Depois de dois anos de endeusamento da solução governativa, o PSD é “fundamental” para construir um futuro mais sólido e sustentável? PCP, BE e PEV já não são suficientes para garantir a sustentabilidade das opções? É mesmo esse o drama. Muito do que foi conseguido só será duradouro se for sustentável, se tiver a sustentabilidade dos recursos necessários e a estabilidade política acima das mudanças de governo.
A verdade é que apenas a conjugação de habilidade política com vale-tudo e muita sorte à mistura é insuficiente para assegurar futuro às opções políticas de um governo centrado num homem só, sem número dois, sem visão além da gestão das circunstâncias e com dificuldade em compreender que as entradas que configuram a realidade e servem a liberdade de expressão não são compatíveis com tentações autoritárias de querer encerrar temas por decreto.
A verdade é que não é credível que este ou outro PSD, nas circunstâncias atuais, antes ou depois das eleições autárquicas, possa fazer aquilo que António Costa não permitiu ao partido político mais votado nas últimas eleições legislativas: chegar a um entendimento para condicionar ou participar na configuração das opções políticas de governação.
Ou será que dois anos depois, o que era uma má solução para o PS é uma boa solução para o PSD, este ou outro qualquer, mesmo um eventual liderado pelo dr. Rui Rio?

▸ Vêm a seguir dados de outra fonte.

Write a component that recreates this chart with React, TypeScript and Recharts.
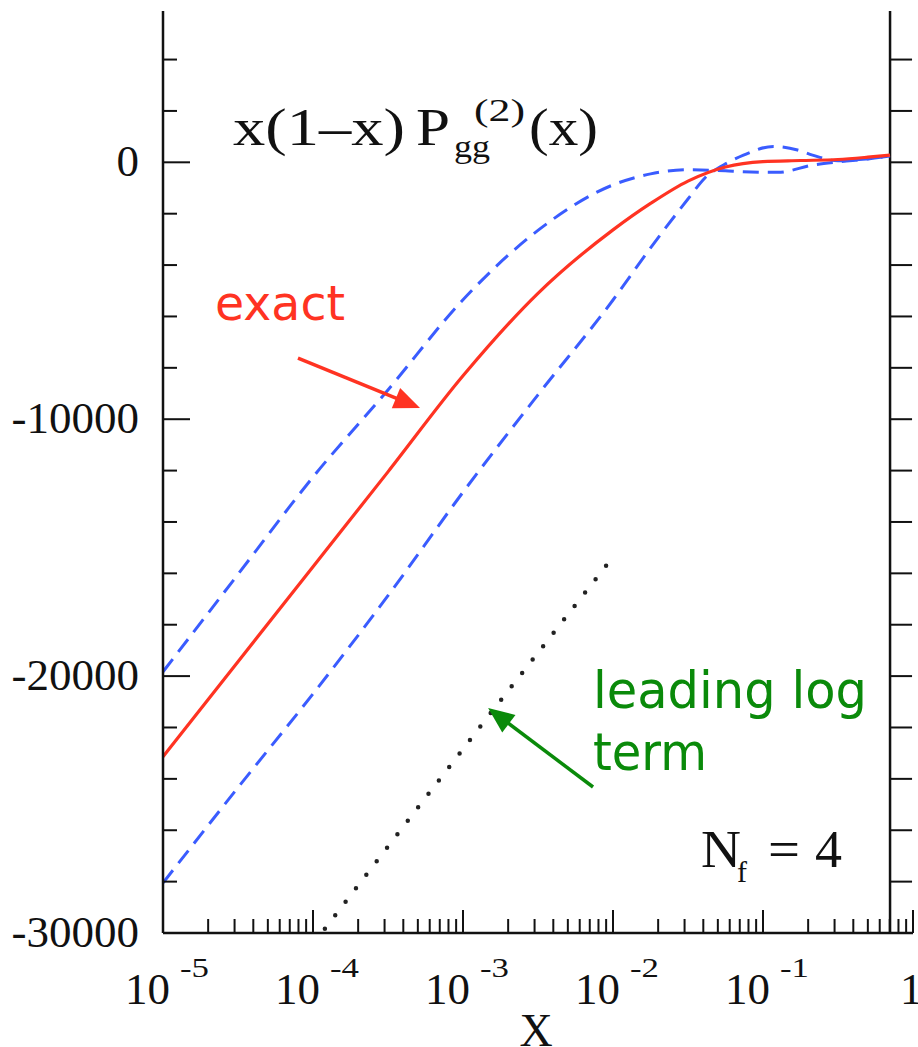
import React from "react";
import { LineChart, Line, XAxis, YAxis, ReferenceLine } from "recharts";

// x(1-x) P_gg^(2)(x): exact result, the two dashed estimates, and the leading log term
const exactX = [1e-5, 3.16e-5, 1e-4, 3.16e-4, 1e-3, 3.16e-3, 1e-2, 1.78e-2, 3.16e-2, 5.62e-2, 0.1, 0.178, 0.316, 0.5, 0.703];
const exactY = [-23140, -19440, -15740, -12050, -8310, -5100, -2630, -1600, -730, -180, 30, 70, 110, 200, 280];

const upperX = [1e-5, 3.16e-5, 1e-4, 3.16e-4, 1e-3, 3.16e-3, 1e-2, 1.78e-2, 3.16e-2, 5.62e-2, 7.36e-2, 0.126, 0.215, 0.326, 0.5, 0.703];
const upperY = [-19830, -16040, -12250, -8860, -5350, -2650, -880, -450, -290, -330, -366, -390, -105, 23, 130, 245];

const lowerX = [1e-5, 3.16e-5, 1e-4, 3.16e-4, 1e-3, 3.16e-3, 1e-2, 1.78e-2, 3.16e-2, 0.041, 0.0575, 0.0741, 0.1175, 0.17, 0.214, 0.316, 0.5, 0.703];
const lowerY = [-28050, -24340, -20690, -16870, -12840, -9050, -5360, -3330, -1430, -610, -30, 280, 620, 480, 280, 60, 140, 245];

const leadingX = [1.2e-4, 1.5e-3, 9.3e-3];
const leadingY = [-29830, -21500, -15600];

// axis ticks and labels
const MAJOR_X_TICKS = [1e-5, 1e-4, 1e-3, 1e-2, 1e-1, 1];
const X_TICK_BASES = ["10", "10", "10", "10", "10", "1"];
const X_TICK_EXPONENTS = ["-5", "-4", "-3", "-2", "-1", ""];
const Y_LABELED = [-30000, -20000, -10000, 0];
const Y_MIN = -30000;
const Y_MAX = 5890;

// annotation arrows (tail -> head), in data coordinates
const exactArrow = [
  { x: 7.94e-5, y: -7618 },
  { x: 5.17e-4, y: -9564 },
];
const leadingArrow = [
  { x: 7.36e-3, y: -24317 },
  { x: 1.47e-3, y: -21243 },
];
const CUT_X = 0.703;

const zip = (xs: number[], ys: number[]) => xs.map((x, i) => ({ x, y: ys[i] }));

const minorXTicks: number[] = [];
for (const d of [1e-5, 1e-4, 1e-3, 1e-2, 1e-1]) {
  for (let k = 2; k <= 9; k++) minorXTicks.push(k * d);
}
const X_TICKS = [...MAJOR_X_TICKS, ...minorXTicks].sort((a, b) => a - b);
const Y_TICKS: number[] = [];
for (let v = -30000; v <= 4000; v += 2000) Y_TICKS.push(v);

const AXIS = "#111";
const SERIF = "'Liberation Serif', 'Times New Roman', serif";
const SANS = "'DejaVu Sans', Verdana, sans-serif";
const RED = "#ff3322";
const BLUE = "#3a5cff";
const GREEN = "#0a8a0a";

const majorIndex = (v: number) => MAJOR_X_TICKS.findIndex((t) => Math.abs(t - v) / t < 1e-6);

function BottomTick(props: any) {
  const { x, y, payload } = props;
  const i = majorIndex(payload.value);
  const major = i >= 0;
  return (
    <g>
      <line x1={x} x2={x} y1={y} y2={y - (major ? 23 : 14)} stroke={AXIS} strokeWidth={2} />
      {major && X_TICK_EXPONENTS[i] !== "" && (
        <g fontFamily={SERIF} fill="#111">
          <text x={x - 38} y={y + 71} fontSize={45}>{X_TICK_BASES[i]}</text>
          <text x={x + 17} y={y + 44} fontSize={28} textLength={29} lengthAdjust="spacingAndGlyphs">
            {X_TICK_EXPONENTS[i]}
          </text>
        </g>
      )}
      {major && X_TICK_EXPONENTS[i] === "" && (
        <text x={x - 13} y={y + 71} fontSize={45} fontFamily={SERIF} fill="#111">
          {X_TICK_BASES[i]}
        </text>
      )}
    </g>
  );
}

function TopTick(props: any) {
  const { x, y, payload } = props;
  const major = majorIndex(payload.value) >= 0;
  return <line x1={x} x2={x} y1={y} y2={y + (major ? 23 : 12)} stroke={AXIS} strokeWidth={2} />;
}

function LeftTick(props: any) {
  const { x, y, payload } = props;
  const major = Y_LABELED.includes(payload.value);
  return (
    <g>
      <line x1={x} x2={x + (major ? 27 : 14)} y1={y} y2={y} stroke={AXIS} strokeWidth={2} />
      {major && (
        <text x={x - 24} y={y + 14} textAnchor="end" fontSize={45} fontFamily={SERIF} fill="#111">
          {payload.value}
        </text>
      )}
    </g>
  );
}

// vertical frame line with outward ticks every 2000
function CutLine(props: any) {
  const { x1, y1, y2 } = props;
  const top = Math.min(y1, y2);
  const bottom = Math.max(y1, y2);
  const toPx = (v: number) => bottom - ((v - Y_MIN) / (Y_MAX - Y_MIN)) * (bottom - top);
  return (
    <g>
      <line x1={x1} x2={x1} y1={top} y2={bottom} stroke={AXIS} strokeWidth={2.5} />
      {Y_TICKS.map((v) => (
        <line key={v} x1={x1} x2={x1 + 22} y1={toPx(v)} y2={toPx(v)} stroke={AXIS} strokeWidth={2} />
      ))}
    </g>
  );
}

function Arrow(props: any) {
  const { x1, y1, x2, y2, color } = props;
  const len = Math.hypot(x2 - x1, y2 - y1);
  const ux = (x2 - x1) / len;
  const uy = (y2 - y1) / len;
  const head = 26;
  const half = 11;
  const bx = x2 - ux * head;
  const by = y2 - uy * head;
  const pts = `${x2},${y2} ${bx - uy * half},${by + ux * half} ${bx + uy * half},${by - ux * half}`;
  return (
    <g>
      <line x1={x1} y1={y1} x2={bx + ux * 2} y2={by + uy * 2} stroke={color} strokeWidth={3.5} />
      <polygon points={pts} fill={color} />
    </g>
  );
}

export default function App() {
  return (
    <div style={{ position: "absolute", left: 0, top: 0, width: 918, height: 1047, background: "#fff" }}>
      <LineChart width={918} height={1047} margin={{ top: 11, right: 5, bottom: 0, left: 0 }}>
        <XAxis
          xAxisId="bottom"
          dataKey="x"
          type="number"
          scale="log"
          domain={[1e-5, 1]}
          allowDataOverflow
          ticks={X_TICKS}
          interval={0}
          height={114}
          tickSize={0}
          tickMargin={0}
          tickLine={false}
          axisLine={{ stroke: AXIS, strokeWidth: 2.5 }}
          tick={(p: any) => <BottomTick {...p} />}
        />
        <XAxis
          xAxisId="top"
          orientation="top"
          dataKey="x"
          type="number"
          scale="log"
          domain={[1e-5, 1]}
          allowDataOverflow
          ticks={X_TICKS}
          interval={0}
          height={0}
          tickSize={0}
          tickMargin={0}
          tickLine={false}
          axisLine={{ stroke: AXIS, strokeWidth: 2.5 }}
          tick={(p: any) => <TopTick {...p} />}
        />
        <YAxis
          type="number"
          domain={[Y_MIN, Y_MAX]}
          allowDataOverflow
          ticks={Y_TICKS}
          interval={0}
          width={163}
          tickSize={0}
          tickMargin={0}
          tickLine={false}
          axisLine={{ stroke: AXIS, strokeWidth: 2.5 }}
          tick={(p: any) => <LeftTick {...p} />}
        />
        <ReferenceLine xAxisId="bottom" x={CUT_X} shape={(p: any) => <CutLine {...p} />} />
        <Line
          xAxisId="bottom"
          data={zip(upperX, upperY)}
          dataKey="y"
          type="monotone"
          stroke={BLUE}
          strokeWidth={3}
          strokeDasharray="16 9"
          dot={false}
          isAnimationActive={false}
        />
        <Line
          xAxisId="bottom"
          data={zip(lowerX, lowerY)}
          dataKey="y"
          type="monotone"
          stroke={BLUE}
          strokeWidth={3}
          strokeDasharray="16 9"
          dot={false}
          isAnimationActive={false}
        />
        <Line
          xAxisId="bottom"
          data={zip(exactX, exactY)}
          dataKey="y"
          type="monotone"
          stroke={RED}
          strokeWidth={3.2}
          dot={false}
          isAnimationActive={false}
        />
        <Line
          xAxisId="bottom"
          data={zip(leadingX, leadingY)}
          dataKey="y"
          type="linear"
          stroke="#222"
          strokeWidth={4.5}
          strokeLinecap="round"
          strokeDasharray="0 17"
          dot={false}
          isAnimationActive={false}
        />
        <ReferenceLine
          xAxisId="bottom"
          segment={exactArrow}
          shape={(p: any) => <Arrow {...p} color={RED} />}
        />
        <ReferenceLine
          xAxisId="bottom"
          segment={leadingArrow}
          shape={(p: any) => <Arrow {...p} color={GREEN} />}
        />
      </LineChart>
      <svg
        width={918}
        height={1047}
        style={{ position: "absolute", left: 0, top: 0, pointerEvents: "none" }}
      >
        <g fontFamily={SERIF} fill="#111">
          <text x={233} y={145} fontSize={52} textLength={172} lengthAdjust="spacingAndGlyphs">x(1–x)</text>
          <text x={416} y={145} fontSize={52} textLength={34} lengthAdjust="spacingAndGlyphs">P</text>
          <text x={454} y={157} fontSize={32} textLength={36} lengthAdjust="spacingAndGlyphs">gg</text>
          <text x={474} y={121} fontSize={32} textLength={51} lengthAdjust="spacingAndGlyphs">(2)</text>
          <text x={529} y={145} fontSize={52} textLength={69} lengthAdjust="spacingAndGlyphs">(x)</text>
          <text x={701} y={867} fontSize={52} textLength={40} lengthAdjust="spacingAndGlyphs">N</text>
          <text x={737} y={882} fontSize={30}>f</text>
          <text x={768} y={867} fontSize={52} textLength={32} lengthAdjust="spacingAndGlyphs">=</text>
          <text x={815} y={867} fontSize={52} textLength={27} lengthAdjust="spacingAndGlyphs">4</text>
          <text x={536} y={1046} fontSize={46} textAnchor="middle">X</text>
        </g>
        <g fontFamily={SANS}>
          <text x={215} y={320} fontSize={48} fill={RED} textLength={130} lengthAdjust="spacingAndGlyphs">exact</text>
          <text x={593} y={708} fontSize={51} fill={GREEN} textLength={274} lengthAdjust="spacingAndGlyphs">leading log</text>
          <text x={593} y={770} fontSize={51} fill={GREEN} textLength={114} lengthAdjust="spacingAndGlyphs">term</text>
        </g>
      </svg>
    </div>
  );
}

Com quase tudo em aberto, pelo menos na conversa política, subitamente, num verão marcado por dramáticos incêndios florestais, anuncia-se o tempo do juizinho, após as autárquicas. A ver vamos!
Notas finais
COM SENTIDO
A infeliz realidade do gato escaldado faz com que a declaração de calamidade pública perante as previsões meteorológicas, com posicionamento de meios no terreno, seja uma boa medida do governo.
SEM COERÊNCIA
Um país que aposta na sua afirmação internacional não pode manter os bloqueios que existem no acolhimento de não nacionais e nas operações para a internacionalização. Seja no pesadelo para conseguir uma consulta do viajante perante uma oportunidade internacional de negócio, na chegada a uma infraestrutura aeroportuária vindo de fora do espaço Schengen ou na tortuosa obtenção de vistos gold.